The tool supports both miles and kilometers as units. You can switch between them using the dropdown next to the Proximity Within field when setting up your radius. The unit you choose applies to the circle you are creating at that moment, so you can mix miles and kilometers across different circles on the same map if your data requires it.
5Can I move a radius circle after I place it?
Yes. Double-click the center point of the radius circle to enter edit mode, then click and hold anywhere inside the circle and drag it to the new position you want. Once you have it placed correctly, click the green checkmark to save the new position or click the red X to cancel and return the circle to its original spot on the map.
6How do I change the color or size of an existing radius circle?
Click the kebab menu, which is the three dots icon, next to the radius listing in the tool panel and select Edit Proximity. A dialogue box will open where you can change the name, radius size, fill color, border color, fill opacity, border line opacity, and border thickness for that circle. Click Save to apply your changes to the map.
7What data can I see inside a radius popup?
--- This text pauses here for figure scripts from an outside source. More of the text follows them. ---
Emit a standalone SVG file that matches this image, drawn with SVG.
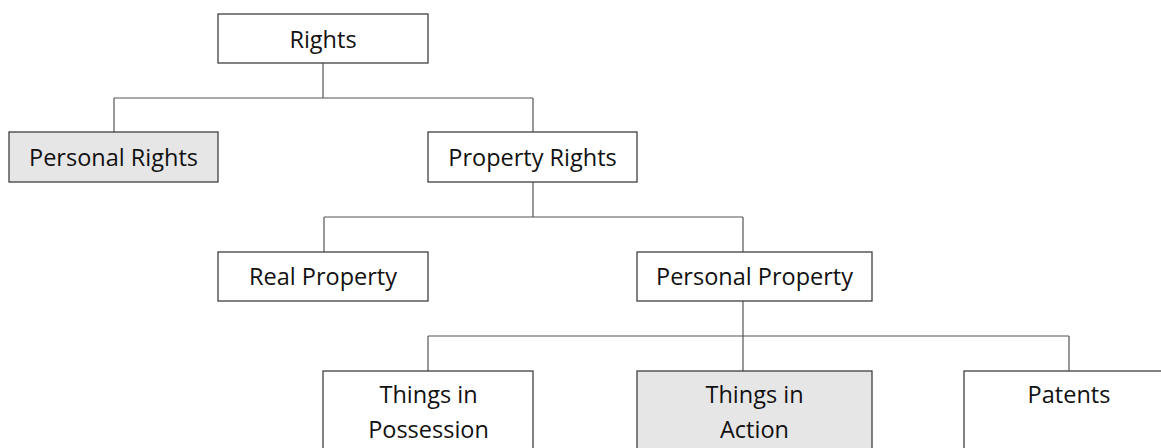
<svg xmlns="http://www.w3.org/2000/svg" width="1161" height="448" viewBox="0 0 1161 448">
  <style>
    .box { fill: #ffffff; stroke: #404040; stroke-width: 1.3; }
    .box.shaded { fill: #e7e6e6; }
    .label { font-family: "Open Sans", "Liberation Sans", sans-serif; font-size: 23.5px; fill: #111111; text-anchor: middle; }
    .link { fill: none; stroke: #555555; stroke-width: 1.2; }
  </style>
  <rect width="1161" height="448" fill="#ffffff"/>

  <!-- connectors -->
  <g id="connectors">
    <path class="link" d="M323 63 V98 M114 98 H533 M114 98 V132 M533 98 V132"/>
    <path class="link" d="M533 182 V217 M324 217 H743 M324 217 V252 M743 217 V252"/>
    <path class="link" d="M743 301 V336 M428 336 H1069 M428 336 V371 M743 336 V371 M1069 336 V371"/>
  </g>

  <g id="rights">
    <rect class="box" x="218" y="14" width="210" height="49"/>
    <text class="label" x="323" y="48">Rights</text>
  </g>
  <g id="personal-rights">
    <rect class="box shaded" x="9" y="132" width="209" height="50"/>
    <text class="label" x="113.5" y="166">Personal Rights</text>
  </g>
  <g id="property-rights">
    <rect class="box" x="428" y="132" width="209" height="50"/>
    <text class="label" x="532.5" y="166">Property Rights</text>
  </g>
  <g id="real-property">
    <rect class="box" x="218" y="252" width="210" height="49"/>
    <text class="label" x="323" y="285">Real Property</text>
  </g>
  <g id="personal-property">
    <rect class="box" x="637" y="252" width="235" height="49"/>
    <text class="label" x="754.5" y="285">Personal Property</text>
  </g>
  <g id="things-in-possession">
    <rect class="box" x="323" y="371" width="210" height="90"/>
    <text class="label" x="428.5" y="403">Things in</text>
    <text class="label" x="428.5" y="438">Possession</text>
  </g>
  <g id="things-in-action">
    <rect class="box shaded" x="637" y="371" width="235" height="90"/>
    <text class="label" x="754.5" y="403">Things in</text>
    <text class="label" x="754.5" y="438">Action</text>
  </g>
  <g id="patents">
    <rect class="box" x="964" y="371" width="210" height="90"/>
    <text class="label" x="1069" y="403">Patents</text>
  </g>
</svg>
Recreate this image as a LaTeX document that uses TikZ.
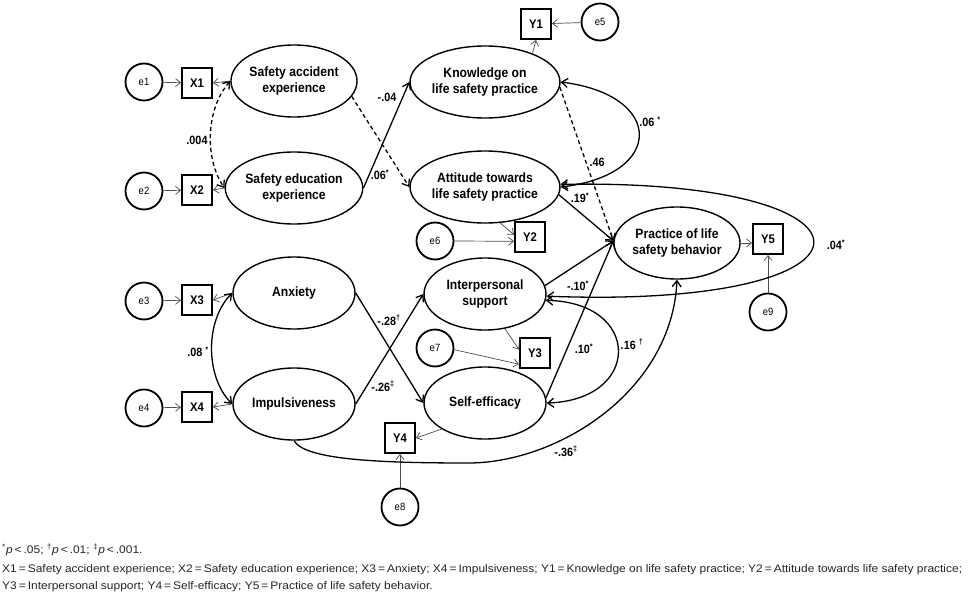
\documentclass[tikz,border=0pt]{standalone}
\usepackage{fontspec}
\setmainfont{Liberation Sans}
\newfontfamily\dfont{Liberation Sans}[FakeStretch=0.9]
\usetikzlibrary{shapes.geometric,arrows.meta}
\newsavebox{\ftmeasurebox}
\newcommand{\ftlineone}{\textsuperscript{*}\textit{p}\,<\,.05; \textsuperscript{†}\textit{p}\,<\,.01; \textsuperscript{‡}\textit{p}\,<\,.001.}
\newcommand{\ftlinetwo}{X1\,=\,Safety accident experience; X2\,=\,Safety education experience; X3\,=\,Anxiety; X4\,=\,Impulsiveness; Y1\,=\,Knowledge on life safety practice; Y2\,=\,Attitude towards life safety practice;}
\newcommand{\ftlinethree}{Y3\,=\,Interpersonal support; Y4\,=\,Self-efficacy; Y5\,=\,Practice of life safety behavior.}
\begin{document}
\sbox{\ftmeasurebox}{\fontsize{11}{13}\selectfont\ftlinetwo}%
\pgfmathsetmacro{\ftscale}{960/\the\wd\ftmeasurebox}%
\begin{tikzpicture}[x=1pt,y=-1pt,
  lat/.style={ellipse, draw, line width=1.4pt, minimum width=122pt, minimum height=72pt, inner sep=0pt, align=center, font=\dfont\bfseries\fontsize{13.5}{16}\selectfont},
  obs/.style={rectangle, draw, line width=2pt, minimum size=30pt, inner sep=0pt, font=\dfont\bfseries\fontsize{12.5}{14}\selectfont},
  err/.style={circle, draw, line width=1.8pt, minimum size=37pt, inner sep=0pt, font=\dfont\fontsize{10.5}{12}\selectfont},
  thinarr/.style={-{Straight Barb[length=5pt,width=8pt]}, line width=0.7pt, draw=black!70},
  patharr/.style={-{Straight Barb[length=6pt,width=9pt]}, line width=1.3pt},
  covarr/.style={{Straight Barb[length=6pt,width=9pt]}-{Straight Barb[length=6pt,width=9pt]}, line width=1.3pt},
  dashln/.style={dash pattern=on 4pt off 3pt},
  coef/.style={inner sep=0pt, font=\dfont\bfseries\fontsize{12}{14}\selectfont},
  foot/.style={inner sep=0pt, anchor=base west, text=black!85, font=\fontsize{11}{13}\selectfont}]
\fill[white] (0,0) rectangle (969,597);
\useasboundingbox (0,0) rectangle (969,597);

% latent variables
\node[lat] (sa)  at (294,81)  {Safety accident\\experience};
\node[lat] (se)  at (294,188) {Safety education\\experience};
\node[lat] (anx) at (294,293) {Anxiety};
\node[lat] (imp) at (294,404) {Impulsiveness};
\node[lat] (kn)  at (485,82)  {Knowledge on\\life safety practice};
\node[lat] (att) at (485,187) {Attitude towards\\life safety practice};
\node[lat] (ip)  at (485,294) {Interpersonal\\support};
\node[lat] (sef) at (485,403) {Self-efficacy};
\node[lat] (pr)  at (677,243) {Practice of life\\safety behavior};

% observed
\node[obs] (x1) at (197,83)  {X1};
\node[obs] (x2) at (197,190) {X2};
\node[obs] (x3) at (197,300) {X3};
\node[obs] (x4) at (197,407) {X4};
\node[obs] (y1) at (536,24)  {Y1};
\node[obs] (y2) at (530,237) {Y2};
\node[obs] (y3) at (535,353) {Y3};
\node[obs] (y4) at (400,438) {Y4};
\node[obs] (y5) at (768,239) {Y5};

% errors
\node[err] (e1) at (144,82)  {e1};
\node[err] (e2) at (144,191) {e2};
\node[err] (e3) at (144,301) {e3};
\node[err] (e4) at (144,408) {e4};
\node[err] (e5) at (600,22)  {e5};
\node[err] (e6) at (435,241) {e6};
\node[err] (e7) at (435,348) {e7};
\node[err] (e8) at (400,507) {e8};
\node[err] (e9) at (768,312) {e9};

% measurement arrows
\draw[thinarr] (e1) -- (x1);
\draw[thinarr] (e2) -- (x2);
\draw[thinarr] (e3) -- (x3);
\draw[thinarr] (e4) -- (x4);
\draw[thinarr] (sa.west) -- (x1.east);
\draw[thinarr] (se.west) -- (x2.east);
\draw[thinarr] (anx.west) -- (x3.east);
\draw[thinarr] (imp.west) -- (x4.east);
\draw[thinarr] (kn.31) -- (y1.south);
\draw[thinarr] (e5) -- (y1);
\draw[thinarr] (att.-67) -- (y2.172);
\draw[thinarr] (e6.east) -- (y2.-165);
\draw[thinarr] (ip.-60) -- (y3.168);
\draw[thinarr] (e7.-5) -- (y3.-145);
\draw[thinarr] (sef.-149) -- (y4.east);
\draw[thinarr] (e8) -- (y4);
\draw[thinarr] (pr.east) -- (pr.east -| y5.west);
\draw[thinarr] (e9) -- (y5);

% covariances among exogenous
\draw[covarr, dashln] (sa.west) .. controls (205,110) and (205,160) .. (se.west);
\draw[covarr] (anx.west) .. controls (205,320) and (205,377) .. (imp.west);

% structural paths
\draw[patharr, dashln] (sa.-15) -- (att.west);
\draw[patharr] (se.east) -- (kn.west);
\draw[patharr] (anx.east) -- (sef.west);
\draw[patharr] (imp.east) -- (ip.west);
\draw[patharr, dashln] (kn.-4) -- (pr.178);
\draw[patharr] (att.-6) -- (pr.178);
\draw[patharr] (ip.8) -- (pr.178);
\draw[patharr] (sef.5) -- (pr.178);
\draw[patharr] (imp.south) .. controls (305,460) and (380,463) .. (470,463)
                          .. controls (560,462) and (672,390) .. (pr.south);

% covariances among mediators
\draw[covarr] (kn.east) .. controls (665,95) and (665,175) .. (att.east);
\draw[covarr] (att.2) .. controls (900,178) and (900,310) .. (ip.-2);
\draw[covarr] (ip.-6) .. controls (642,302) and (642,400) .. (sef.east);

% coefficients
\node[coef] (c1)  at (387,97)  {-.04};
\node[coef] (c2)  at (380,175) {.06\textsuperscript{*}};
\node[coef] (c3)  at (197,140) {.004};
\node[coef] (c4)  at (198,352) {.08 \textsuperscript{*}};
\node[coef] (c5)  at (650,122) {.06 \textsuperscript{*}};
\node[coef] (c6)  at (597,162) {.46};
\node[coef] (c7)  at (580,198) {.19\textsuperscript{*}};
\node[coef] (c8)  at (578,286) {-.10\textsuperscript{*}};
\node[coef] (c9)  at (584,349) {.10\textsuperscript{*}};
\node[coef] (c10) at (632,344) {.16 \textsuperscript{†}};
\node[coef] (c11) at (836,245) {.04\textsuperscript{*}};
\node[coef] (c12) at (389,320) {-.28\textsuperscript{†}};
\node[coef] (c13) at (383,386) {-.26\textsuperscript{‡}};
\node[coef] (c14) at (566,451) {-.36\textsuperscript{‡}};

% footnote
\node[foot] (f1) at (2,553) {\scalebox{\ftscale}[1]{\ftlineone}};
\node[foot] (f2) at (2,572) {\scalebox{\ftscale}[1]{\ftlinetwo}};
\node[foot] (f3) at (2,589) {\scalebox{\ftscale}[1]{\ftlinethree}};
\end{tikzpicture}
\end{document}
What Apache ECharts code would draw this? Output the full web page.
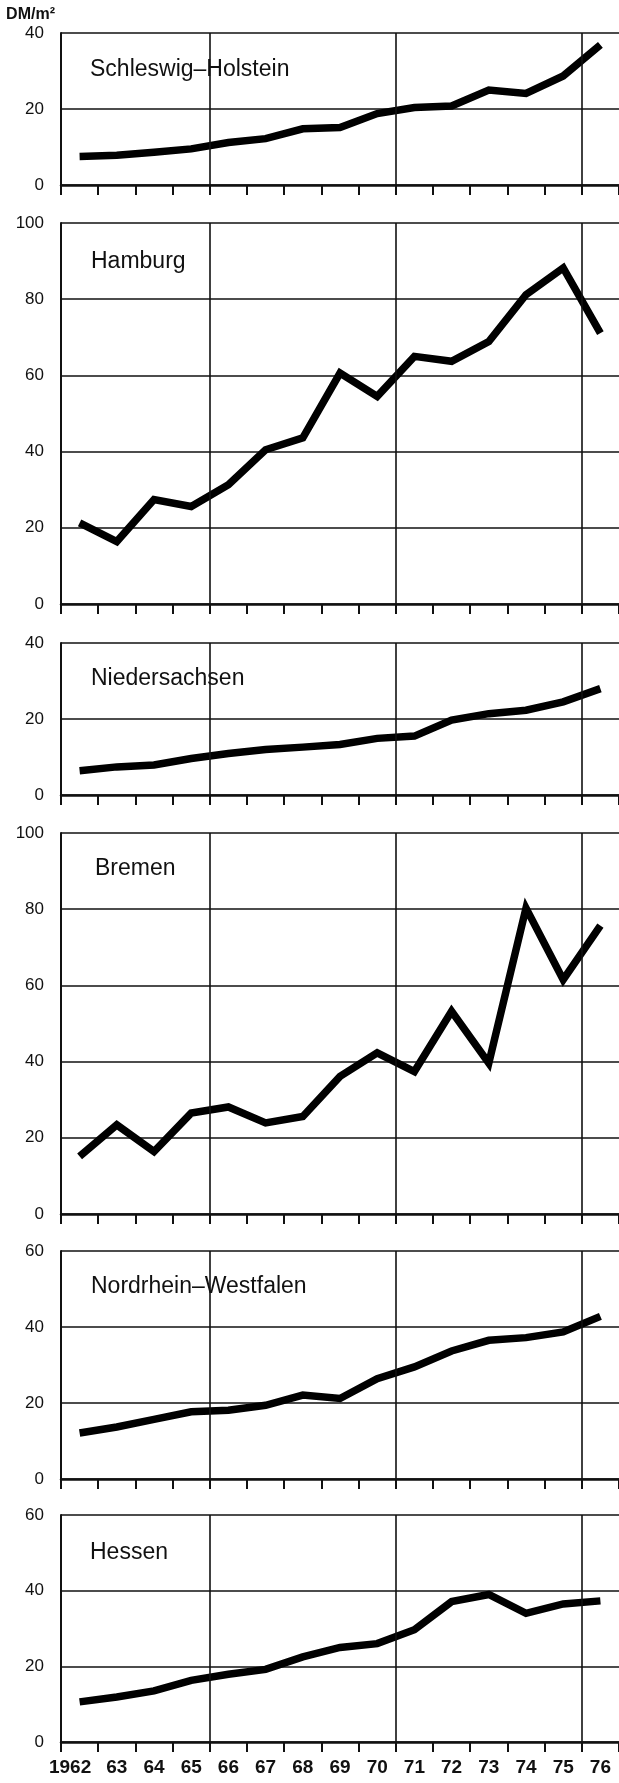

When you click inside a radius circle, a popup displays summary metrics for that specific area. You can customize what appears in the popup by clicking the Customize Metrics button, which lets you add columns from your own uploaded spreadsheet data or pull in built-in US and Canadian demographic sources like population counts, median household income, and age distribution breakdowns.
8Can I export the locations that fall inside a radius circle?
You can export from a single circle by clicking the kebab menu next to its listing, or export from all circles at once using the Export File button. Maptive offers xlsx, tsv, and csv formats, along with a copy-to-clipboard option. Each export includes the markers from your data that fall within the radius, with optional straight-line or driving distance added to each row.
9What is the difference between exporting inside and outside markers?
By default, the export returns every marker that falls within your radius circles. If you switch the export setting to All Markers Outside the Results, the file will instead return every marker that does not fall inside any of your active circles. This is useful when you need to identify which locations or customers currently sit beyond your coverage area.
10Does filtering my data affect the radius circles on the map?
If you applied radius circles to a group, filtering your data will also filter the circles so that only the relevant ones remain visible. This keeps the map in sync with whatever subset of your data you are reviewing. Individually placed circles are not affected by data filters and will stay on the map unless you hide or delete them.
11Can I use the radius tool alongside other Maptive features?
Radius circles work alongside every other tool in Maptive without any conflict between them. You can layer them with heat maps, boundary overlays, grouped markers, and route optimization on the same map view. This lets you combine proximity analysis with other mapping features to get a more complete picture of your data and how your locations relate to each other.
12Is the radius tool available on mobile devices?
Maptive runs in your browser on any device, so the radius tool works on mobile as well as desktop. One of the center point options uses your device location, which is particularly helpful when you are out in the field and want to see which of your data points fall within a set distance from where you are at that moment.